The name stainless steel is known as a group of 200 alloys of steel with remarkable heat and corrosion resistance properties. It is an alloy or iron, which is why it may also be known as inox steel or inox. It contains 10.5% chromium that improves its corrosion resistance and strength. Having its excellent corrosion resistance, high strength and attractive appearance, stainless steel sees a wide range of uses across both industrial and consumer markets. Stainless steel metal is formed when the raw materials of nickel, iron ore, chromium, silicon, molybdenum and others are melted together. It contains a variety of basic chemical elements that, when fused together, create a powerful alloy. The other additives it gives a passive oxide layer that resists the formation of rust and creates a shiny reflective surface. The shiny surface of stainless steel is very difficult to tarnish compared to plain steel, hence why it is called “stainless” steel.

Different proportions of stainless steel elements determine the type of stainless steel.

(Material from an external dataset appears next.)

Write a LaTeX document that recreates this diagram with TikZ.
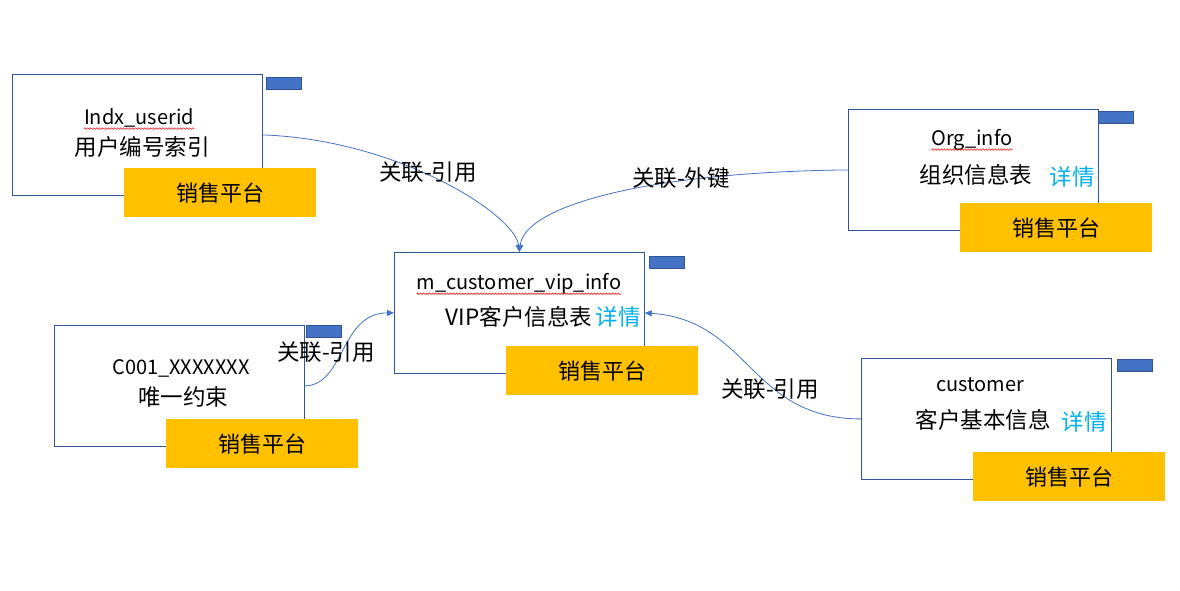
\documentclass[tikz,border=0pt]{standalone}
\usepackage{fontspec}
\setmainfont{Noto Sans CJK SC}
\usepackage{xcolor}
\usepackage{tikz}
\usetikzlibrary{arrows.meta,decorations.pathmorphing}
\definecolor{boxblue}{HTML}{2F5597}
\definecolor{linkblue}{HTML}{4472C4}
\definecolor{platyellow}{HTML}{FFC000}
\definecolor{detailcyan}{HTML}{00B0F0}

\begin{document}
\begin{tikzpicture}[x=1pt,y=-1pt,
  tbl/.style={draw=boxblue,line width=0.8pt,fill=white,minimum width=250pt,minimum height=121pt,anchor=north west,inner sep=0pt},
  tag/.style={draw=boxblue,fill=linkblue,line width=0.6pt,minimum width=35pt,minimum height=12pt,anchor=north west,inner sep=0pt},
  plat/.style={fill=platyellow,minimum width=192pt,minimum height=49pt,anchor=north west,inner sep=0pt,font=\fontsize{22}{26}\selectfont},
  txt/.style={inner sep=0pt,font=\fontsize{22.5}{26}\selectfont},
  eng/.style={inner sep=0pt,font=\fontsize{20}{24}\selectfont},
  more/.style={inner sep=0pt,text=detailcyan,font=\fontsize{22.5}{26}\selectfont},
  lnk/.style={draw=linkblue,line width=0.8pt,-{Triangle[length=7pt,width=6pt]}},
  squig/.style={draw=red,line width=0.5pt,decorate,decoration={snake,amplitude=0.8pt,segment length=3pt}}]
\useasboundingbox[fill=white] (0,0) rectangle (1180,590);

\node[tbl] (userIdx) at (12,74) {};
\node[tag] (userIdxTag) at (266,77) {};
\node[eng] (userIdxEn) at (139,118) {Indx\_userid};
\node[txt] (userIdxCn) at (142,147) {用户编号索引};
\draw[squig] ([yshift=-4pt]userIdxEn.base west) -- ([yshift=-4pt]userIdxEn.base east);

\node[tbl] (vipInfo) at (394,252) {};
\node[tag] (vipInfoTag) at (649,256) {};
\node[eng] (vipInfoEn) at (519,284) {m\_customer\_vip\_info};
\node[txt] (vipInfoCn) at (519,317) {VIP客户信息表};
\node[more] (vipInfoMore) at (618,317) {详情};
\draw[squig] ([yshift=-4pt]vipInfoEn.base west) -- ([yshift=-4pt]vipInfoEn.base east);

\node[tbl] (orgInfo) at (848,109) {};
\node[tag] (orgInfoTag) at (1098,111) {};
\node[eng] (orgInfoEn) at (972,140) {Org\_info};
\node[txt] (orgInfoCn) at (976,175) {组织信息表};
\node[more] (orgInfoMore) at (1072,177) {详情};
\draw[squig] ([yshift=-4pt]orgInfoEn.base west) -- ([yshift=-4pt]orgInfoEn.base east);

\node[tbl] (uniqCons) at (54,325) {};
\node[tag] (uniqConsTag) at (306,325) {};
\node[eng] (uniqConsEn) at (181,368) {C001\_XXXXXXX};
\node[txt] (uniqConsCn) at (183,397) {唯一约束};

\node[tbl] (custInfo) at (861,358) {};
\node[tag] (custInfoTag) at (1117,359) {};
\node[eng] (custInfoEn) at (980,385) {customer};
\node[txt] (custInfoCn) at (983,420) {客户基本信息};
\node[more] (custInfoMore) at (1084,422) {详情};

\draw[lnk] (userIdx.east) .. controls (400,140) and (515,215) .. (vipInfo.north);
\draw[lnk] (orgInfo.west) .. controls (650,172) and (525,205) .. (vipInfo.north);
\draw[lnk] (uniqCons.east) .. controls (345,385) and (340,313) .. (vipInfo.west);
\draw[lnk] (custInfo.west) .. controls (750,419) and (750,320) .. (vipInfo.east);

\node[txt] (refA) at (428,172) {关联-引用};
\node[txt] (fkO) at (681,178) {关联-外键};
\node[txt] (refC) at (326,352) {关联-引用};
\node[txt] (refK) at (770,389) {关联-引用};

\node[plat] (userIdxPlat) at (124,168) {销售平台};
\node[plat] (vipInfoPlat) at (506,346) {销售平台};
\node[plat] (orgInfoPlat) at (960,203) {销售平台};
\node[plat] (uniqConsPlat) at (166,419) {销售平台};
\node[plat] (custInfoPlat) at (973,452) {销售平台};
\end{tikzpicture}
\end{document}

The ratio of iron to other materials affects how strong the protective oxide layer is, how resistant the metal is to specific corrosives, and a few other mechanical properties (hardness, melting point, shear modulus, etc). Ordinary steel readily corrodes, rusts and stains when it comes in contact with water or any other corrosive media. However, stainless steel does not corrode unless it is put into a low oxygen, high salinity and poor air circulation environment.